Oltre la piaga dei senza-tetto, c’è anche quella delle difficoltà lavorative, nella misura in cui le persone riescono a trovare un lavoro, questo spesso è in grigio, cioè con contratti che segnalano molte meno ore rispetto a quelle effettive. Ci sono situazioni di sfruttamento e svariati casi di persone che a fine mese non hanno percepito lo stipendio o ne hanno percepito uno da fame.
“ Sono arrivata qui perché ho la schiena a pezzi”, piange Rita, a un Centro di ascolto della Caritas diocesana. “ È vero: sono sola, non ho una casa, e il lavoro con vitto e alloggio era la soluzione, ma a quelle condizioni non ce l’ho fatta. Non ce l’ho fatta più!”.

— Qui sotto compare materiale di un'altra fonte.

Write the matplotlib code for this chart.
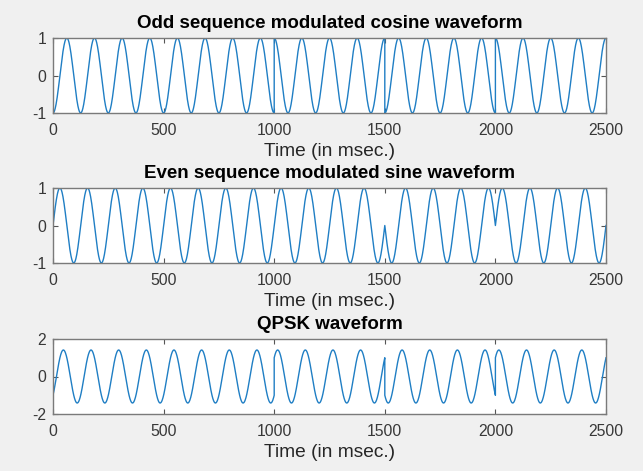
import numpy as np
import matplotlib
matplotlib.use("Agg")
import matplotlib.pyplot as plt

# bit values per 500 ms symbol
odd_bits = [-1, -1, 1, -1, 1]     # cosine branch
even_bits = [1, 1, 1, -1, 1]      # sine branch
symbol_ms = 500
carrier_period_ms = 125

titles = ["Odd sequence modulated cosine waveform",
          "Even sequence modulated sine waveform",
          "QPSK waveform"]
xticks = [0, 500, 1000, 1500, 2000, 2500]
yticks = [[-1, 0, 1], [-1, 0, 1], [-2, 0, 2]]
ylims = [(-1, 1), (-1, 1), (-2, 2)]

plt.rcParams['font.family'] = ['Liberation Sans', 'DejaVu Sans']
plt.rcParams['axes.unicode_minus'] = False


def modulate(bits, fn):
    # each symbol segment keeps its endpoints so phase flips draw as vertical jumps
    ts, ys = [], []
    for i, b in enumerate(bits):
        t = np.linspace(i * symbol_ms, (i + 1) * symbol_ms, 401)
        ts.append(t)
        ys.append(b * fn(2 * np.pi * t / carrier_period_ms))
    return np.concatenate(ts), np.concatenate(ys)


t, odd_wave = modulate(odd_bits, np.cos)
_, even_wave = modulate(even_bits, np.sin)
qpsk_wave = odd_wave + even_wave
waves = [odd_wave, even_wave, qpsk_wave]

fig = plt.figure(figsize=(6.43, 4.71), dpi=100, facecolor='#f0f0f0')
W, H = 643, 471
boxes = [(53, 38, 606, 113), (53, 188, 606, 263), (53, 339, 606, 414)]

for k, (x0, y0, x1, y1) in enumerate(boxes):
    ax = fig.add_axes([x0 / W, 1 - y1 / H, (x1 - x0) / W, (y1 - y0) / H])
    ax.plot(t, waves[k], color='#1f7ec4', lw=1.0)
    ax.set_xlim(0, 2500)
    ax.set_ylim(*ylims[k])
    ax.set_xticks(xticks)
    ax.set_yticks(yticks[k])
    ax.tick_params(direction='in', top=True, right=True, length=3.5,
                   width=0.8, color='#555555', labelsize=11.3,
                   labelcolor='#383838', pad=5)
    ax.tick_params(axis='x', pad=7)
    for s in ax.spines.values():
        s.set_color('#7a7a7a')
        s.set_linewidth(1.0)
    ax.set_title(titles[k], fontsize=13.5, fontweight='bold', pad=7)
    ax.set_xlabel('Time (in msec.)', fontsize=13.8, color='#262626', labelpad=4)

fig.savefig('out.png', dpi=100, facecolor=fig.get_facecolor())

Dovrei ancora parlare del grido di tanti immigrati.
E delle tante prostitute, che continuiamo a chiamare così, con questa locuzione ipocrita, mentre le dovremmo chiamare ‘prostituite” (da chi? e perché? e per chi?!). Il grido dei carcerati, visto che non riusciamo ancora a “ far diventare inutile il carcere di Stato” (don Oreste Benzi).
E ancora: il grido di dolore di vari giovani, che avvertono in sé il vuoto e la “inquietudine della propria voragine”. Registro una domanda, non mia, ma apparsa sul Corrriere della Sera in un editoriale di Antonio Polito: “ Il nostro tempo, così inquieto, dovrebbe essere il più adatto alla promessa di vita eterna: perché la Chiesa non fa breccia?”. Ma per fare breccia, anche la Chiesa deve prendere a martellate vari ‘doppi vetri’.